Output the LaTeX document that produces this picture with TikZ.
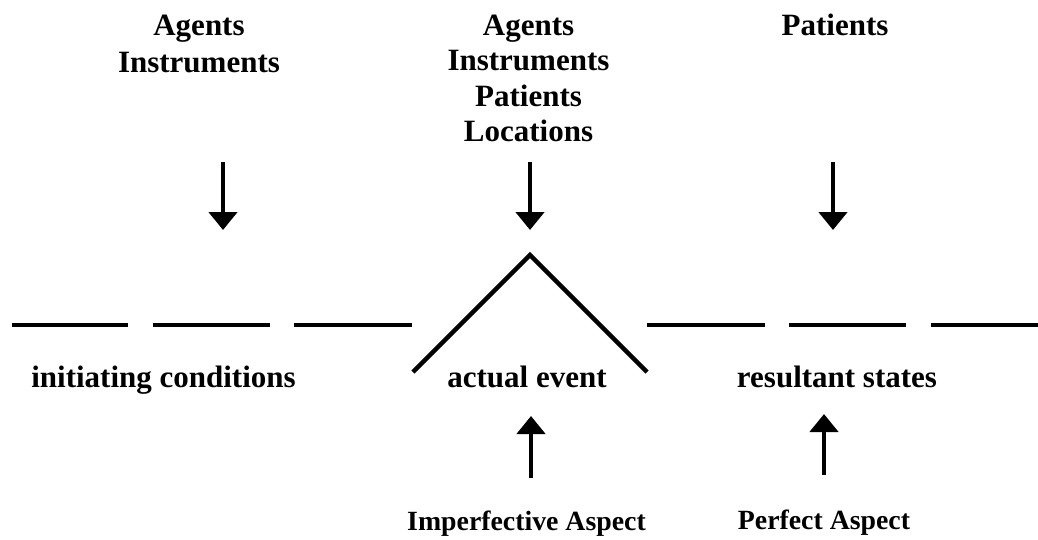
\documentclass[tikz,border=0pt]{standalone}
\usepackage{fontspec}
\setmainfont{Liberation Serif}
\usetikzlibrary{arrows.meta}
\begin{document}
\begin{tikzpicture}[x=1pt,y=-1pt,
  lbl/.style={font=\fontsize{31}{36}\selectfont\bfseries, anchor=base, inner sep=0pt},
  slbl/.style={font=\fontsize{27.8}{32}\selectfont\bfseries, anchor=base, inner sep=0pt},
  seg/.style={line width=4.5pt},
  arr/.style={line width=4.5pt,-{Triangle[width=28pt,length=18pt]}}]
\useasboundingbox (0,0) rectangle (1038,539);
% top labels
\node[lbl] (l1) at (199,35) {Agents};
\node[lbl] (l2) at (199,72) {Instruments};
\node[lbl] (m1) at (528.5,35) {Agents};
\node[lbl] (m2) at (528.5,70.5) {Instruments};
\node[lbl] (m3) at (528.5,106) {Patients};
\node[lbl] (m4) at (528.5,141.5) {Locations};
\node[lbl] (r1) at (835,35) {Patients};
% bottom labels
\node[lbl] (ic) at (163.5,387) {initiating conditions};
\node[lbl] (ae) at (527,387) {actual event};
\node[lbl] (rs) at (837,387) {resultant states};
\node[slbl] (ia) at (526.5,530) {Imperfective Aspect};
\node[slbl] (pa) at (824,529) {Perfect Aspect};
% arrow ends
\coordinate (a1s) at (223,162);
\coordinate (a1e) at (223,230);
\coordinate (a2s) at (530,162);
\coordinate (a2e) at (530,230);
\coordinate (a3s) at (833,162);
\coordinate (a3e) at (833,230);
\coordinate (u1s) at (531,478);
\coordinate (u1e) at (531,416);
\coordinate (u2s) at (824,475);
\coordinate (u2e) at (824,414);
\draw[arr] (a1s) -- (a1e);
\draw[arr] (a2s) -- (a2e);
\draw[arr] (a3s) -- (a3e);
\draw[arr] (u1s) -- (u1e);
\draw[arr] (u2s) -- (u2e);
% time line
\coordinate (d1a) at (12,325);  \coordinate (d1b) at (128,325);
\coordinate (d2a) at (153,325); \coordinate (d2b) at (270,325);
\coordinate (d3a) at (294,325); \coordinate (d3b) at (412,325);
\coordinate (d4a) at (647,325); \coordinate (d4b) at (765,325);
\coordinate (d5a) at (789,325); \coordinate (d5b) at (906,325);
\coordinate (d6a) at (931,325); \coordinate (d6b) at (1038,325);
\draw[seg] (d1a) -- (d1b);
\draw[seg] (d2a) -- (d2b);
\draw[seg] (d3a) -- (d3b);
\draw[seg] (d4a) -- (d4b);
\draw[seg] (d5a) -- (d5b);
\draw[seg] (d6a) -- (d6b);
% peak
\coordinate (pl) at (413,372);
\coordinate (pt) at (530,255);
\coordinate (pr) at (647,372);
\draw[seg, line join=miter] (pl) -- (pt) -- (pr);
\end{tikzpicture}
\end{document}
════════════════
* _Stated task_: Except for the pictures, give all the material above again verbatim.

* _Reply_:
Output the LaTeX document that produces this picture with TikZ.
\documentclass[tikz,border=0pt]{standalone}
\usepackage{fontspec}
\setmainfont{Liberation Serif}
\usetikzlibrary{arrows.meta}
\begin{document}
\begin{tikzpicture}[x=1pt,y=-1pt,
  lbl/.style={font=\fontsize{31}{36}\selectfont\bfseries, anchor=base, inner sep=0pt},
  slbl/.style={font=\fontsize{27.8}{32}\selectfont\bfseries, anchor=base, inner sep=0pt},
  seg/.style={line width=4.5pt},
  arr/.style={line width=4.5pt,-{Triangle[width=28pt,length=18pt]}}]
\useasboundingbox (0,0) rectangle (1038,539);
% top labels
\node[lbl] (l1) at (199,35) {Agents};
\node[lbl] (l2) at (199,72) {Instruments};
\node[lbl] (m1) at (528.5,35) {Agents};
\node[lbl] (m2) at (528.5,70.5) {Instruments};
\node[lbl] (m3) at (528.5,106) {Patients};
\node[lbl] (m4) at (528.5,141.5) {Locations};
\node[lbl] (r1) at (835,35) {Patients};
% bottom labels
\node[lbl] (ic) at (163.5,387) {initiating conditions};
\node[lbl] (ae) at (527,387) {actual event};
\node[lbl] (rs) at (837,387) {resultant states};
\node[slbl] (ia) at (526.5,530) {Imperfective Aspect};
\node[slbl] (pa) at (824,529) {Perfect Aspect};
% arrow ends
\coordinate (a1s) at (223,162);
\coordinate (a1e) at (223,230);
\coordinate (a2s) at (530,162);
\coordinate (a2e) at (530,230);
\coordinate (a3s) at (833,162);
\coordinate (a3e) at (833,230);
\coordinate (u1s) at (531,478);
\coordinate (u1e) at (531,416);
\coordinate (u2s) at (824,475);
\coordinate (u2e) at (824,414);
\draw[arr] (a1s) -- (a1e);
\draw[arr] (a2s) -- (a2e);
\draw[arr] (a3s) -- (a3e);
\draw[arr] (u1s) -- (u1e);
\draw[arr] (u2s) -- (u2e);
% time line
\coordinate (d1a) at (12,325);  \coordinate (d1b) at (128,325);
\coordinate (d2a) at (153,325); \coordinate (d2b) at (270,325);
\coordinate (d3a) at (294,325); \coordinate (d3b) at (412,325);
\coordinate (d4a) at (647,325); \coordinate (d4b) at (765,325);
\coordinate (d5a) at (789,325); \coordinate (d5b) at (906,325);
\coordinate (d6a) at (931,325); \coordinate (d6b) at (1038,325);
\draw[seg] (d1a) -- (d1b);
\draw[seg] (d2a) -- (d2b);
\draw[seg] (d3a) -- (d3b);
\draw[seg] (d4a) -- (d4b);
\draw[seg] (d5a) -- (d5b);
\draw[seg] (d6a) -- (d6b);
% peak
\coordinate (pl) at (413,372);
\coordinate (pt) at (530,255);
\coordinate (pr) at (647,372);
\draw[seg, line join=miter] (pl) -- (pt) -- (pr);
\end{tikzpicture}
\end{document}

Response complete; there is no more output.